An evaluation panel will also be appointed by the Minister for Trade and Industry to assess the performance of the IRs.

“We want to ensure that there is a disciplined and systematic process for periodic assessments so that both the IRs and the government agencies have a way to engage in dialogue to ensure that aspects of the IRs that are important to us, beyond the casinos as well, are well-maintained and kept in tandem with international standards and expectations,” said Mr Iswaran.

The panel’s findings and feedback will be relayed to CRA for their consideration when processing casino licence renewal applications.
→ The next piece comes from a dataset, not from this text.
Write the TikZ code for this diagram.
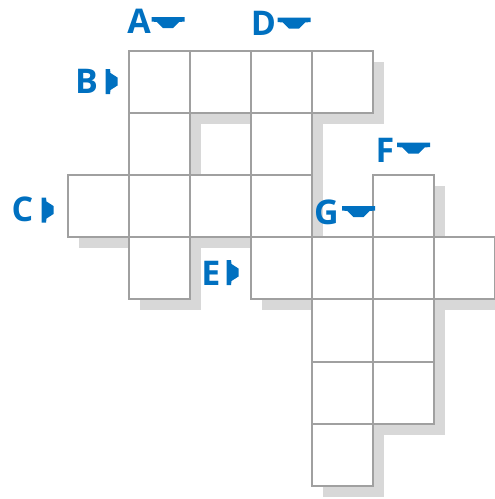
\documentclass[tikz,border=0pt]{standalone}
\usepackage{fontspec}
\setmainfont{Open Sans}
\definecolor{lblue}{RGB}{0,112,192}
\definecolor{gline}{RGB}{160,160,160}
\definecolor{shade}{RGB}{216,216,216}
\begin{document}
\begin{tikzpicture}[x=1pt,y=-1pt,
  cellbase/.style={minimum width=61pt,minimum height=62.1pt,inner sep=0pt,outer sep=0pt},
  cell/.style={cellbase,draw=gline,line width=2pt},
  cellfill/.style={cellbase,fill=white},
  shadowcell/.style={cellbase,fill=shade},
  lbl/.style={text=lblue,font=\fontsize{34}{34}\selectfont\bfseries,inner sep=0pt,anchor=base},
  downarr/.pic={\fill[lblue] (-16.5,-5.5) -- (16.5,-5.5) -- (16.5,-1) -- (11,-0.5) -- (5,5.5) -- (-5,5.5) -- (-11,-0.5) -- (-16.5,-1) -- cycle;},
  rightarr/.pic={\fill[lblue] (-6,-12.5) -- (-1.5,-12.5) -- (-1,-8.5) -- (6,-4) -- (6,4) -- (-1,8.5) -- (-1.5,12.5) -- (-6,12.5) -- cycle;}
]
\useasboundingbox (0,0) rectangle (495,499);
\def\cellsList{1/0,2/0,3/0,4/0,1/1,3/1,0/2,1/2,2/2,3/2,5/2,1/3,3/3,4/3,5/3,6/3,4/4,5/4,4/5,5/5,4/6}
% shadows
\foreach \c/\r in \cellsList {
  \node[shadowcell] (s-\c-\r) at ({67.5+61*\c+30.5+11},{51+62.1*\r+31.05+11}) {};
}
% cell fills
\foreach \c/\r in \cellsList {
  \node[cellfill] (f-\c-\r) at ({67.5+61*\c+30.5},{51+62.1*\r+31.05}) {};
}
% cell borders
\foreach \c/\r in \cellsList {
  \node[cell] (c-\c-\r) at ({67.5+61*\c+30.5},{51+62.1*\r+31.05}) {};
}
% labels
\node[lbl] (lA) at (139,33.5) {A};
\node[lbl] (lB) at (86.5,93) {B};
\node[lbl] (lC) at (22.5,221.5) {C};
\node[lbl] (lD) at (263.5,35) {D};
\node[lbl] (lE) at (211,285) {E};
\node[lbl] (lF) at (385,162) {F};
\node[lbl] (lG) at (326.5,224) {G};
% arrows
\pic at (168,22.5) {downarr};
\pic at (294,23) {downarr};
\pic at (413.5,148) {downarr};
\pic at (358.5,211.5) {downarr};
\pic at (111.5,81.5) {rightarr};
\pic at (47.5,210) {rightarr};
\pic at (232.5,272.5) {rightarr};
\end{tikzpicture}
\end{document}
Mr S. Iswaran, Minister in the Prime Minister's Office, the Second Minister for Home Affairs and the Second Minister for Trade and Industry, explains that the amendments ensure that “the casino regulatory regime continues to keep pace with developments in the industry and international best practices”. VIDEO: Matthew Wong

In line with continuous efforts to raise public engagement between Government and citizens, and to encourage Singaporeans to actively participate and involve themselves in the shaping of national policies that may affect their lives, the Singapore Government is inviting members of the public to give feedback on the proposed changes.

“The intention (of this public consultation) is really to gather views from the public and also to engage the industry and other stakeholders to get a sense of what their perspectives are before we finalise the Bill and move it in Parliament,” said Mr Iswaran.

The public consultation starts on Monday, 09 July 2012.

The proposed amendments are accessible via http://www.reach.gov.sg then.

Comments and feedback to the changes can be emailed to mha_cca_consultation@mha.gov.sg by 06 August 2012, 5 pm.

The Bill to amend the legislation will be finalised and presented in Parliament by the end of 2012.